Unfortunately, our resources were almost completely depleted at that point, so the grape cart project had to end.  Thus, Harvest did not manage to revolutionize table grape harvesting.  We were unsure whether Burro’s approach worked significantly better.  Our customer who had tried the Burro robots told us about a social problem that impacted Burro’s method.  

Usually, a crew of three people pick and pack the grapes.  The crew all know and trust each other, often they are members of the same family.  The trio is paid for the grapes they deliver and it’s up to them to distribute the money among themselves.  They can do this equitably because they know each other’s abilities.

Compared to Harvest, Burro’s robots were bigger and carried heavier loads.  Their higher cost meant that they made economic sense only if they serviced more than just a single three-person team.  A ratio of eight workers to one robot worked out best according to Burro’s spreadsheet. 

But that meant that the teammates didn’t necessarily all know and trust each other.  Were they all working equally hard and deserving of the same pay or, was someone bringing down the wages of the group by slacking off?  According to our customer, that bit of social awkwardness made workers uncomfortable with Burro’s bigger-is-better approach.

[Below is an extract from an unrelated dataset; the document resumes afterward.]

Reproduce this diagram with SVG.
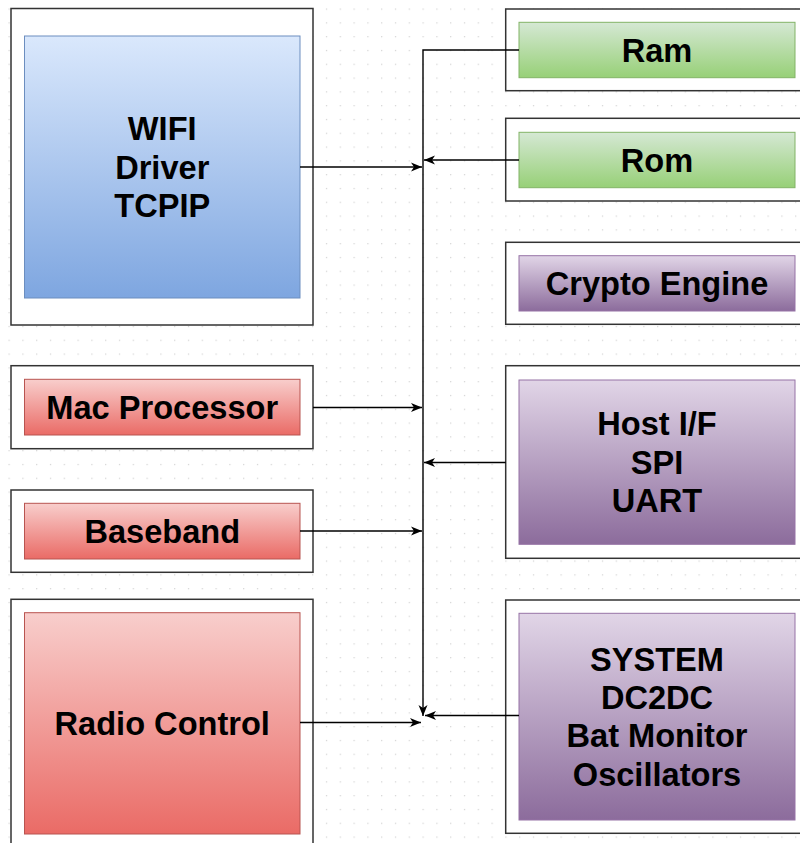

Whether Burro overcame that problem or not, it illuminates a hard fact about robots: Everything counts.  It’s not just the technical problems that we technologists so enthusiastically focus on.  Poorly understood subtleties of the task domain often frustrate roboticists’ best laid plans.  Complicated interactions social, environmental, business, and technical must converge for the robot to be successful.  That remains a rare occurrence.